__PROBLEM DETAILS__. Copy each line below exactly and leave the pictures out.

__DATA EXTRACT__.
============================================================
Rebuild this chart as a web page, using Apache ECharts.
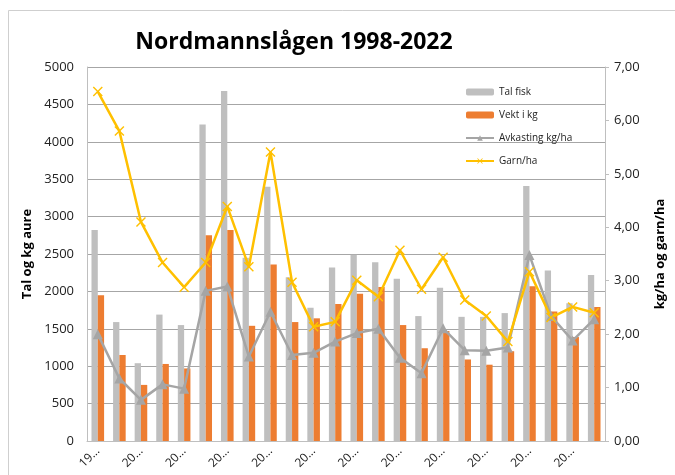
<!DOCTYPE html>
<html>
<head>
<meta charset="utf-8">
<script src="https://cdn.jsdelivr.net/npm/echarts@6/dist/echarts.min.js"></script>
<style>
  html, body { margin: 0; padding: 0; background: #fff; }
  #chart { width: 675px; height: 475px; }
</style>
</head>
<body>
<div id="chart"></div>
<script>
// år (24 søyler, 2020 manglar)
var years = ['1998','1999','2000','2001','2002','2003','2004','2005','2006','2007','2008','2009',
             '2010','2011','2012','2013','2014','2015','2016','2017','2018','2019','2021','2022']
var talFisk = [2820,1590,1040,1690,1550,4230,4680,2450,3400,2190,1780,2320,
               2490,2390,2170,1670,2050,1660,1660,1710,3410,2280,1840,2220]
var vektKg = [1950,1150,750,1030,970,2750,2820,1540,2360,1590,1640,1830,
              1970,2060,1550,1240,1470,1090,1020,1200,2070,1730,1390,1790]
var avkasting = [2.00,1.17,0.77,1.06,0.98,2.81,2.89,1.58,2.42,1.61,1.65,1.86,
                 2.02,2.10,1.56,1.27,2.11,1.70,1.69,1.75,3.48,2.34,1.88,2.28]
var garnHa = [6.54,5.80,4.10,3.34,2.88,3.34,4.39,3.26,5.41,2.97,2.14,2.23,
              3.01,2.70,3.57,2.84,3.44,2.64,2.34,1.86,3.17,2.31,2.51,2.40]

var font = 'Open Sans'
var xMark = 'path://M0,1L1,0L5,4L9,0L10,1L6,5L10,9L9,10L5,6L1,10L0,9L4,5Z'

var chart = echarts.init(document.getElementById('chart'))
var option = {
  animation: false,
  textStyle: { fontFamily: font },
  title: {
    text: 'Nordmannslågen 1998-2022',
    left: 289,
    textAlign: 'center',
    top: 26,
    textStyle: { fontSize: 23, fontWeight: 'bold', color: '#000', fontFamily: font }
  },
  graphic: [{
    type: 'rect',
    shape: { x: 8.5, y: 10.5, width: 720, height: 520 },
    style: { fill: 'none', stroke: '#cfcfcf', lineWidth: 1 },
    z: -1
  }],
  legend: {
    orient: 'vertical',
    left: 460,
    top: 82,
    itemWidth: 28,
    itemHeight: 7,
    itemGap: 13,
    textStyle: { fontSize: 10, color: '#222' },
    data: ['Tal fisk', 'Vekt i kg', 'Avkasting kg/ha', 'Garn/ha']
  },
  grid: { left: 87, right: 65, top: 67, bottom: 34 },
  xAxis: {
    type: 'category',
    data: years,
    axisLine: { lineStyle: { color: '#bfbfbf', width: 1 } },
    axisTick: { show: false },
    axisLabel: {
      interval: 1,
      rotate: 45,
      margin: 8,
      fontSize: 12,
      color: '#222',
      padding: [0, 0, 0, 0],
      formatter: function (v) { return v.slice(0, 2) + '...' }
    }
  },
  yAxis: [{
    type: 'value',
    min: 0,
    max: 5000,
    interval: 500,
    name: 'Tal og kg aure',
    nameLocation: 'middle',
    nameGap: 46,
    nameTextStyle: { fontSize: 13, fontWeight: 'bold', color: '#000' },
    axisLine: { show: true, lineStyle: { color: '#bfbfbf' } },
    axisTick: { show: false },
    axisLabel: {
      fontSize: 13,
      color: '#222',
      margin: 13,
      formatter: function (v) { return String(v) }
    },
    splitLine: { lineStyle: { color: '#a6a6a6', width: 1 } }
  }, {
    type: 'value',
    min: 0,
    max: 7,
    interval: 1,
    name: 'kg/ha og garn/ha',
    nameLocation: 'middle',
    nameGap: 49,
    nameRotate: 90,
    nameTextStyle: { fontSize: 13, fontWeight: 'bold', color: '#000' },
    axisLine: { show: true, lineStyle: { color: '#bfbfbf' } },
    axisTick: { show: true, length: 4, lineStyle: { color: '#bfbfbf' } },
    axisLabel: {
      fontSize: 13,
      color: '#222',
      margin: 9,
      formatter: function (v) { return v.toFixed(2).replace('.', ',') }
    },
    splitLine: { show: false }
  }],
  series: [{
    name: 'Tal fisk',
    type: 'bar',
    yAxisIndex: 0,
    barWidth: 6.3,
    barGap: '0%',
    itemStyle: { color: '#bfbfbf' },
    data: talFisk
  }, {
    name: 'Vekt i kg',
    type: 'bar',
    yAxisIndex: 0,
    barWidth: 6.3,
    barGap: '0%',
    itemStyle: { color: '#ed7d31' },
    data: vektKg
  }, {
    name: 'Avkasting kg/ha',
    type: 'line',
    yAxisIndex: 1,
    symbol: 'triangle',
    symbolSize: 10,
    lineStyle: { color: '#a5a5a5', width: 2.5 },
    itemStyle: { color: '#a5a5a5' },
    data: avkasting
  }, {
    name: 'Garn/ha',
    type: 'line',
    yAxisIndex: 1,
    symbol: xMark,
    symbolSize: 10,
    lineStyle: { color: '#ffc000', width: 2.5 },
    itemStyle: { color: '#ffc000' },
    data: garnHa
  }]
}
chart.setOption(option)
</script>
</body>
</html>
============================================================
__EXERCISE RESULT__.
Rebuild this chart as a web page, using Apache ECharts.
<!DOCTYPE html>
<html>
<head>
<meta charset="utf-8">
<script src="https://cdn.jsdelivr.net/npm/echarts@6/dist/echarts.min.js"></script>
<style>
  html, body { margin: 0; padding: 0; background: #fff; }
  #chart { width: 675px; height: 475px; }
</style>
</head>
<body>
<div id="chart"></div>
<script>
// år (24 søyler, 2020 manglar)
var years = ['1998','1999','2000','2001','2002','2003','2004','2005','2006','2007','2008','2009',
             '2010','2011','2012','2013','2014','2015','2016','2017','2018','2019','2021','2022']
var talFisk = [2820,1590,1040,1690,1550,4230,4680,2450,3400,2190,1780,2320,
               2490,2390,2170,1670,2050,1660,1660,1710,3410,2280,1840,2220]
var vektKg = [1950,1150,750,1030,970,2750,2820,1540,2360,1590,1640,1830,
              1970,2060,1550,1240,1470,1090,1020,1200,2070,1730,1390,1790]
var avkasting = [2.00,1.17,0.77,1.06,0.98,2.81,2.89,1.58,2.42,1.61,1.65,1.86,
                 2.02,2.10,1.56,1.27,2.11,1.70,1.69,1.75,3.48,2.34,1.88,2.28]
var garnHa = [6.54,5.80,4.10,3.34,2.88,3.34,4.39,3.26,5.41,2.97,2.14,2.23,
              3.01,2.70,3.57,2.84,3.44,2.64,2.34,1.86,3.17,2.31,2.51,2.40]

var font = 'Open Sans'
var xMark = 'path://M0,1L1,0L5,4L9,0L10,1L6,5L10,9L9,10L5,6L1,10L0,9L4,5Z'

var chart = echarts.init(document.getElementById('chart'))
var option = {
  animation: false,
  textStyle: { fontFamily: font },
  title: {
    text: 'Nordmannslågen 1998-2022',
    left: 289,
    textAlign: 'center',
    top: 26,
    textStyle: { fontSize: 23, fontWeight: 'bold', color: '#000', fontFamily: font }
  },
  graphic: [{
    type: 'rect',
    shape: { x: 8.5, y: 10.5, width: 720, height: 520 },
    style: { fill: 'none', stroke: '#cfcfcf', lineWidth: 1 },
    z: -1
  }],
  legend: {
    orient: 'vertical',
    left: 460,
    top: 82,
    itemWidth: 28,
    itemHeight: 7,
    itemGap: 13,
    textStyle: { fontSize: 10, color: '#222' },
    data: ['Tal fisk', 'Vekt i kg', 'Avkasting kg/ha', 'Garn/ha']
  },
  grid: { left: 87, right: 65, top: 67, bottom: 34 },
  xAxis: {
    type: 'category',
    data: years,
    axisLine: { lineStyle: { color: '#bfbfbf', width: 1 } },
    axisTick: { show: false },
    axisLabel: {
      interval: 1,
      rotate: 45,
      margin: 8,
      fontSize: 12,
      color: '#222',
      padding: [0, 0, 0, 0],
      formatter: function (v) { return v.slice(0, 2) + '...' }
    }
  },
  yAxis: [{
    type: 'value',
    min: 0,
    max: 5000,
    interval: 500,
    name: 'Tal og kg aure',
    nameLocation: 'middle',
    nameGap: 46,
    nameTextStyle: { fontSize: 13, fontWeight: 'bold', color: '#000' },
    axisLine: { show: true, lineStyle: { color: '#bfbfbf' } },
    axisTick: { show: false },
    axisLabel: {
      fontSize: 13,
      color: '#222',
      margin: 13,
      formatter: function (v) { return String(v) }
    },
    splitLine: { lineStyle: { color: '#a6a6a6', width: 1 } }
  }, {
    type: 'value',
    min: 0,
    max: 7,
    interval: 1,
    name: 'kg/ha og garn/ha',
    nameLocation: 'middle',
    nameGap: 49,
    nameRotate: 90,
    nameTextStyle: { fontSize: 13, fontWeight: 'bold', color: '#000' },
    axisLine: { show: true, lineStyle: { color: '#bfbfbf' } },
    axisTick: { show: true, length: 4, lineStyle: { color: '#bfbfbf' } },
    axisLabel: {
      fontSize: 13,
      color: '#222',
      margin: 9,
      formatter: function (v) { return v.toFixed(2).replace('.', ',') }
    },
    splitLine: { show: false }
  }],
  series: [{
    name: 'Tal fisk',
    type: 'bar',
    yAxisIndex: 0,
    barWidth: 6.3,
    barGap: '0%',
    itemStyle: { color: '#bfbfbf' },
    data: talFisk
  }, {
    name: 'Vekt i kg',
    type: 'bar',
    yAxisIndex: 0,
    barWidth: 6.3,
    barGap: '0%',
    itemStyle: { color: '#ed7d31' },
    data: vektKg
  }, {
    name: 'Avkasting kg/ha',
    type: 'line',
    yAxisIndex: 1,
    symbol: 'triangle',
    symbolSize: 10,
    lineStyle: { color: '#a5a5a5', width: 2.5 },
    itemStyle: { color: '#a5a5a5' },
    data: avkasting
  }, {
    name: 'Garn/ha',
    type: 'line',
    yAxisIndex: 1,
    symbol: xMark,
    symbolSize: 10,
    lineStyle: { color: '#ffc000', width: 2.5 },
    itemStyle: { color: '#ffc000' },
    data: garnHa
  }]
}
chart.setOption(option)
</script>
</body>
</html>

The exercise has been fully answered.